---- Extracted material

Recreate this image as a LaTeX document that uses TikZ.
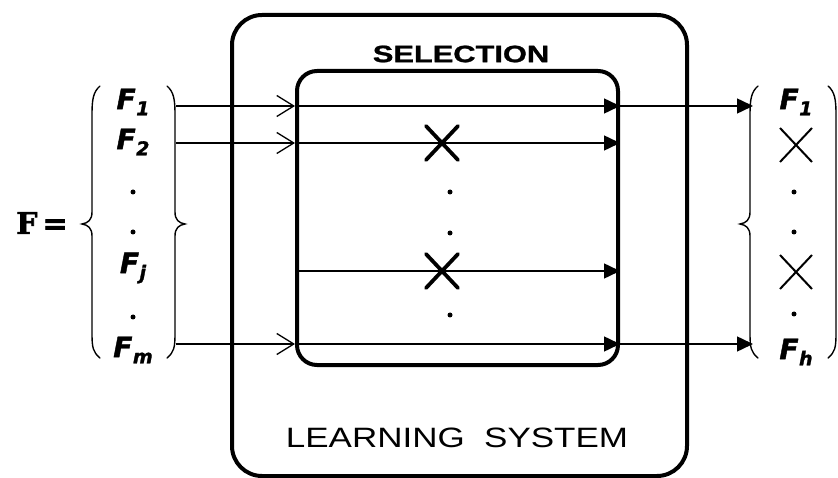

--------
---- Extracted material

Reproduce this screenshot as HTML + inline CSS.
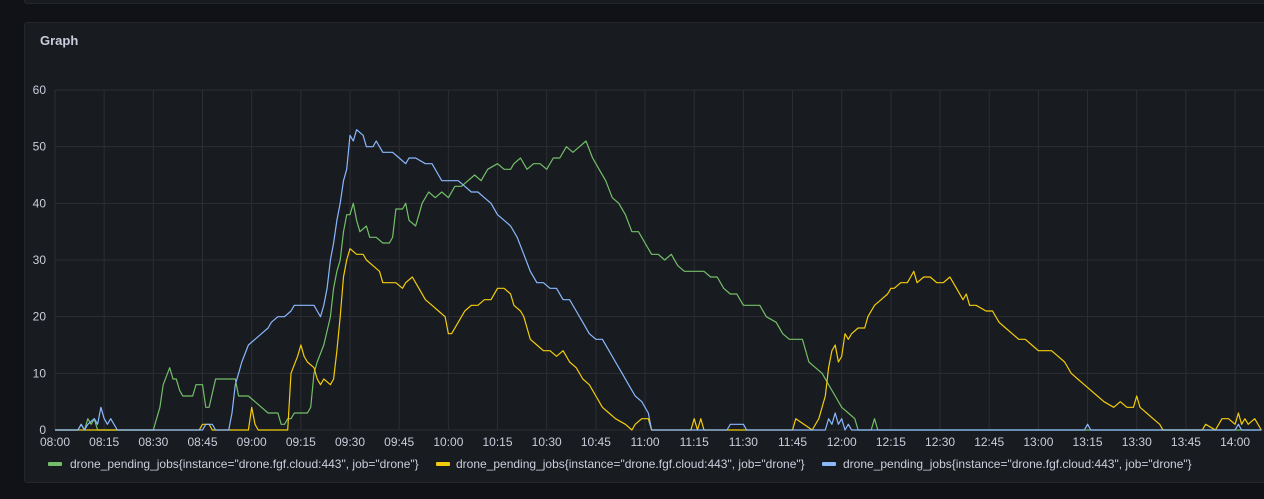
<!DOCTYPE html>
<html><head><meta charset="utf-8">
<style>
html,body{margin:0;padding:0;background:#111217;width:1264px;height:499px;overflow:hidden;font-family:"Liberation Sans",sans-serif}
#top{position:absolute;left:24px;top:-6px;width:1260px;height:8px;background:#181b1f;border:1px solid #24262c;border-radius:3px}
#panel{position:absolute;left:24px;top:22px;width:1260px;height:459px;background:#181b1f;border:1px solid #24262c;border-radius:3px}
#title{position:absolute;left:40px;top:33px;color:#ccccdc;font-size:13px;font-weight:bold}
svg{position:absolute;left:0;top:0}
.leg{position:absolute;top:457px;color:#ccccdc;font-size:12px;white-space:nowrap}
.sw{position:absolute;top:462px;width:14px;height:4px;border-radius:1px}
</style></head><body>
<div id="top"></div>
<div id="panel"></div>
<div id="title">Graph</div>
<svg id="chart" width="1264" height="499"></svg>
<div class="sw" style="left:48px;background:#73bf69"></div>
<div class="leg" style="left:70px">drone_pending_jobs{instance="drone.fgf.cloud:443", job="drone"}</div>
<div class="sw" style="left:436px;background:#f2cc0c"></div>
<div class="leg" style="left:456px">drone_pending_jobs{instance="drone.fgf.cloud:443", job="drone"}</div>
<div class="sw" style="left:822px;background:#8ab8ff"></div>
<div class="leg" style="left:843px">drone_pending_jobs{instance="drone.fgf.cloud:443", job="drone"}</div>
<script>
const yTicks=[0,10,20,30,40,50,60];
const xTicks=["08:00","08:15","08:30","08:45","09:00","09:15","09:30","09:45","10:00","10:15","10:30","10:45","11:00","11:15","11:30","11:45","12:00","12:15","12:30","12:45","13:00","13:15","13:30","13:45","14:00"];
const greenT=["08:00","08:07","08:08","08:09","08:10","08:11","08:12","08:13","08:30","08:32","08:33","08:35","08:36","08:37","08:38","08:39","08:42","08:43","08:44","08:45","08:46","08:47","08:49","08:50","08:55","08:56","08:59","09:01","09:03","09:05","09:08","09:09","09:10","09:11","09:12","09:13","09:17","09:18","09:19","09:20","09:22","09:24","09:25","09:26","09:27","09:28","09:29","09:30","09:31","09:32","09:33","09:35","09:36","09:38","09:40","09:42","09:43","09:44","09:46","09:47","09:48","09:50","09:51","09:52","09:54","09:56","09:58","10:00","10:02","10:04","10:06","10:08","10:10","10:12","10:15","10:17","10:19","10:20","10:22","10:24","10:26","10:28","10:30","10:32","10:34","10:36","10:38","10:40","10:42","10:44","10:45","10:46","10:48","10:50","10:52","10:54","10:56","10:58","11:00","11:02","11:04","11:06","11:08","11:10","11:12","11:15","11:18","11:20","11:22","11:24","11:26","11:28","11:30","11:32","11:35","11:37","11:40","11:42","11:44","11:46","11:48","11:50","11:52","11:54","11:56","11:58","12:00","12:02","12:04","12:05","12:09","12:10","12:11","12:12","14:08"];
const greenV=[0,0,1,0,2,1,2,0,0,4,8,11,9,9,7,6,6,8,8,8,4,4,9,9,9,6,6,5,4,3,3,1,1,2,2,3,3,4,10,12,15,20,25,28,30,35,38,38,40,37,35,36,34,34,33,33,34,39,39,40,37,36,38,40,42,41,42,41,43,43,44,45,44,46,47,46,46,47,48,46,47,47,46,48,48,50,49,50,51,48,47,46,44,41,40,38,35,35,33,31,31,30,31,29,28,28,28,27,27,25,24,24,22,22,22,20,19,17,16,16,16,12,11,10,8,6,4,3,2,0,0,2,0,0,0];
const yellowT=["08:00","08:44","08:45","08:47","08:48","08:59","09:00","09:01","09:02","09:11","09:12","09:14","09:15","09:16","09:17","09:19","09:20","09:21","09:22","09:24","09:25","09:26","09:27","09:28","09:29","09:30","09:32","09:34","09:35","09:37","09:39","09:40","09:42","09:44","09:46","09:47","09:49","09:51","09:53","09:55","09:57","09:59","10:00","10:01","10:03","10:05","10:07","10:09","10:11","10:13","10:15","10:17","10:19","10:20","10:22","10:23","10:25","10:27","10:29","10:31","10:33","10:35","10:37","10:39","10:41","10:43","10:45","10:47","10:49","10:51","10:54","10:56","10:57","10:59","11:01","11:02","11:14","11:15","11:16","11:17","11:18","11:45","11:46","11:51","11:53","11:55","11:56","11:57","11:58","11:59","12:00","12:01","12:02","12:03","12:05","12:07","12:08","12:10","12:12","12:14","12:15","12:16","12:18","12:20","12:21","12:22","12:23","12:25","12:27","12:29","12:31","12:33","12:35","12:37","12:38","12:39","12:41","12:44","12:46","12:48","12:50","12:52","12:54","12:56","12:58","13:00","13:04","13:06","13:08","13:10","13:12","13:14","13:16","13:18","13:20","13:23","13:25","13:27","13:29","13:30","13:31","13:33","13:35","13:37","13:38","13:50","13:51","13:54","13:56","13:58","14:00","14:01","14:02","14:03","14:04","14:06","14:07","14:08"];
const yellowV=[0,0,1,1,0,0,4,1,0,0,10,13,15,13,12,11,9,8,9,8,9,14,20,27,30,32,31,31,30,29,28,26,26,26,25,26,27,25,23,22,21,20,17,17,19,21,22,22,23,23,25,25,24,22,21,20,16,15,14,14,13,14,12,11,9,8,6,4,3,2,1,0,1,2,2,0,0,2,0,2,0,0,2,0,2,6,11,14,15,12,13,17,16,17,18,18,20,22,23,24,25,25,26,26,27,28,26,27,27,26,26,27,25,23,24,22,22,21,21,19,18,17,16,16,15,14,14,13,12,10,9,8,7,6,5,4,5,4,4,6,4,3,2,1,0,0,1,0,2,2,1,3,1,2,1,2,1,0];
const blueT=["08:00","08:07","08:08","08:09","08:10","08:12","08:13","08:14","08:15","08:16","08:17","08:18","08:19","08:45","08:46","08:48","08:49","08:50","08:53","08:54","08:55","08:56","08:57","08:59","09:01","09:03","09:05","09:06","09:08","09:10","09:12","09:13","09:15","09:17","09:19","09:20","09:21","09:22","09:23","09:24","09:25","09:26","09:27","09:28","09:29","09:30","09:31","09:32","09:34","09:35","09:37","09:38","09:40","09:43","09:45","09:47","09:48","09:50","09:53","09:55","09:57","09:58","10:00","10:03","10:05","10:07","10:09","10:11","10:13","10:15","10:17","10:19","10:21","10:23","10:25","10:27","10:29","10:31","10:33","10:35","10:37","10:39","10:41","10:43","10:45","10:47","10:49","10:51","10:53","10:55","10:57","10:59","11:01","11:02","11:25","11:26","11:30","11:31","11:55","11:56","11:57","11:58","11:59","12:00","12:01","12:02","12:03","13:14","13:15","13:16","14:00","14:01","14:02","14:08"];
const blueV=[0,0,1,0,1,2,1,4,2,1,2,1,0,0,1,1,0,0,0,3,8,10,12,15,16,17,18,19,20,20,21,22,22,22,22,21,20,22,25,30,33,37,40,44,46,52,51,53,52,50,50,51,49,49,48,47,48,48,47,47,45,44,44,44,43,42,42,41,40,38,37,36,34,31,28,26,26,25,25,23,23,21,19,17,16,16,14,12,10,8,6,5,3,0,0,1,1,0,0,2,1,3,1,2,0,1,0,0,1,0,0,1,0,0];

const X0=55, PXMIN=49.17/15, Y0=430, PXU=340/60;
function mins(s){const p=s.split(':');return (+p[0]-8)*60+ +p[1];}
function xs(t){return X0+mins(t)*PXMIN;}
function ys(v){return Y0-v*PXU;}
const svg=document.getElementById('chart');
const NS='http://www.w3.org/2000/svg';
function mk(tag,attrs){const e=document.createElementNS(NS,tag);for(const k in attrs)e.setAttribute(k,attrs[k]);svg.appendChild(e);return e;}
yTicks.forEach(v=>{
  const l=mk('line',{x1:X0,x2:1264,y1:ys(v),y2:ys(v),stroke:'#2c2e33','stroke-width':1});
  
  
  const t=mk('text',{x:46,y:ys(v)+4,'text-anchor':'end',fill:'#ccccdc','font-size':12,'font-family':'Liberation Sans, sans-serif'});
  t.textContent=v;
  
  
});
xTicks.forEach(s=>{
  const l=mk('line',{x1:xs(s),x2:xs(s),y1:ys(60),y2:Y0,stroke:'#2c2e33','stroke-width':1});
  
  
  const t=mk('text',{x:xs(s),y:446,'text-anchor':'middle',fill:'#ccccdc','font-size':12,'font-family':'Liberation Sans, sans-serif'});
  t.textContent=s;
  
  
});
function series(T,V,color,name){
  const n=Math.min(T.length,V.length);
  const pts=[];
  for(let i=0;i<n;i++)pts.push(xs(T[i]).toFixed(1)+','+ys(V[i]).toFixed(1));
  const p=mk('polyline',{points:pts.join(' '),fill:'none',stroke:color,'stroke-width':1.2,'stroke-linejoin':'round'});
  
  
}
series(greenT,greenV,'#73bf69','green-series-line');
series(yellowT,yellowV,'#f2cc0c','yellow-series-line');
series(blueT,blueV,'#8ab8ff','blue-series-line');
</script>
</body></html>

--------

#### Exercise:
Reply with the number of lines in the material above that contain "this", and nothing more.

#### Full solution:
2